Modeling near-real-time multiphase cascading failures across interdependent power, water, and gas infrastructure

The interdependencies among infrastructures including power, water and gas (PWG) are complex, often hidden and therefore poorly understood. This paper presents a near-real-time transient-based model where the inter-network interactions are delineated at short time intervals across PWG systems, and cascading failure scenarios (e.g., hurricanes) are considered at multiphase levels.
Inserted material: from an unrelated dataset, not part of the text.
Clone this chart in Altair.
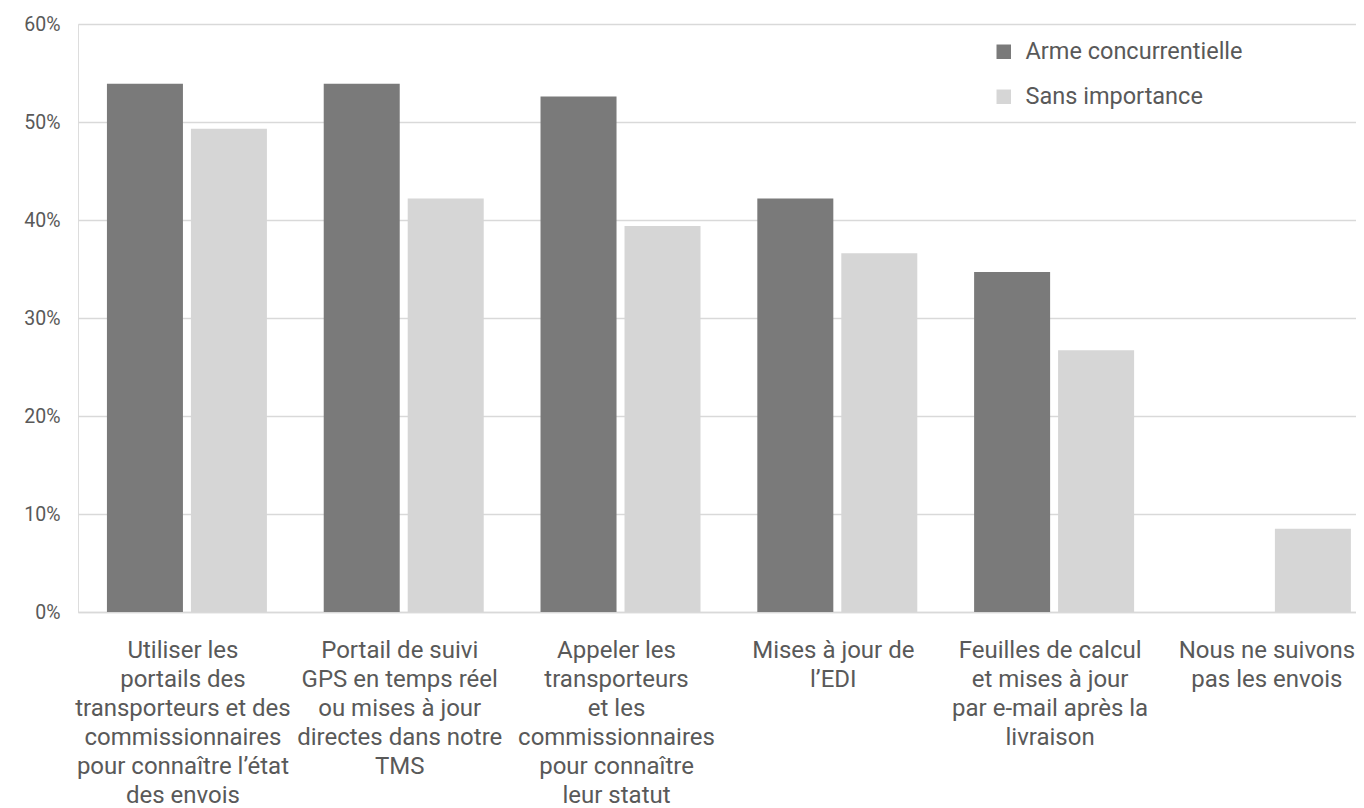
import altair as alt
import pandas as pd

categories = [
    "Utiliser les\nportails des\ntransporteurs et des\ncommissionnaires\npour connaître l’état\ndes envois",
    "Portail de suivi\nGPS en temps réel\nou mises à jour\ndirectes dans notre\nTMS",
    "Appeler les\ntransporteurs\net les\ncommissionnaires\npour connaître\nleur statut",
    "Mises à jour de\nl’EDI",
    "Feuilles de calcul\net mises à jour\npar e-mail après la\nlivraison",
    "Nous ne suivons\npas les envois",
]
series = ["Arme concurrentielle", "Sans importance"]
arme = [53.9, 53.9, 52.6, 42.2, 34.7, 0.0]
sans = [49.3, 42.2, 39.4, 36.6, 26.7, 8.5]
colors = ["#7a7a7a", "#d6d6d6"]

rows = []
for c, a, s in zip(categories, arme, sans):
    rows.append({"cat": c, "serie": series[0], "val": a})
    rows.append({"cat": c, "serie": series[1], "val": s})
df = pd.DataFrame(rows)

FONT = "Roboto"
TXT = "#595959"

chart = alt.Chart(df).mark_bar().encode(
    x=alt.X("cat:N", sort=categories, title=None,
            scale=alt.Scale(paddingInner=0.262, paddingOuter=0.0785, align=0.85),
            axis=alt.Axis(labelAngle=0, labelExpr="split(datum.label, '\\n')",
                          labelFontSize=24, labelLineHeight=29, labelColor=TXT,
                          labelFont=FONT, labelPadding=26, labelLimit=400,
                          labelOffset=-4,
                          ticks=False, domain=True, domainColor="#d9d9d9",
                          domainWidth=1.5, labelBaseline="top")),
    xOffset=alt.XOffset("serie:N", sort=series,
                        scale=alt.Scale(paddingInner=0.095, paddingOuter=0)),
    y=alt.Y("val:Q", title=None,
            scale=alt.Scale(domain=[0, 60], nice=False),
            axis=alt.Axis(values=[0, 10, 20, 30, 40, 50, 60],
                          labelExpr="datum.value + '%'",
                          labelFontSize=19.5, labelColor=TXT, labelFont=FONT,
                          labelPadding=18, ticks=False, domain=False,
                          gridColor="#d9d9d9", gridWidth=1.5)),
    color=alt.Color("serie:N", sort=series,
                    scale=alt.Scale(domain=series, range=colors),
                    legend=alt.Legend(title=None, orient="none",
                                      legendX=914, legendY=16,
                                      symbolType="square", symbolSize=210,
                                      symbolStrokeWidth=0,
                                      labelFontSize=23.5, labelFont=FONT,
                                      labelColor=TXT, labelOffset=10,
                                      labelLimit=0, rowPadding=20)),
).properties(
    width=1278, height=588,
    autosize=alt.AutoSizeParams(type="none"),
    padding={"left": 70, "top": 16, "right": 0, "bottom": 196},
).configure_view(stroke=None).configure(font=FONT)

chart.save("out.html", embed_options={"renderer": "svg", "actions": False})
By considering the PWG systems of a coastal urban area, this study: (1) presents a transient-flow-based interdependent critical infrastructure (ICI) model that captures dynamic interactions between the infrastructures at 10-second intervals at the critical exchange points in PWG networks, (2) investigates the spatial and temporal cascading failure pathways triggered by a failure event in the water network, (3) investigates the sensitivity of the ICI failures to buffer systems at the very exchange points that serve as backup supplies in ICIs, and (4) presents sensitivity analyses to investigate how different failure thresholds affect the synergic behavior across networks. For future endeavors, this study offers promising insights into how smart multinetwork modeling (potentially powered by artificial intelligence) of ICI interactions can be leveraged in real-time for the primitive development of a predictive tool to provide risk mitigation strategies prior to and during extreme events.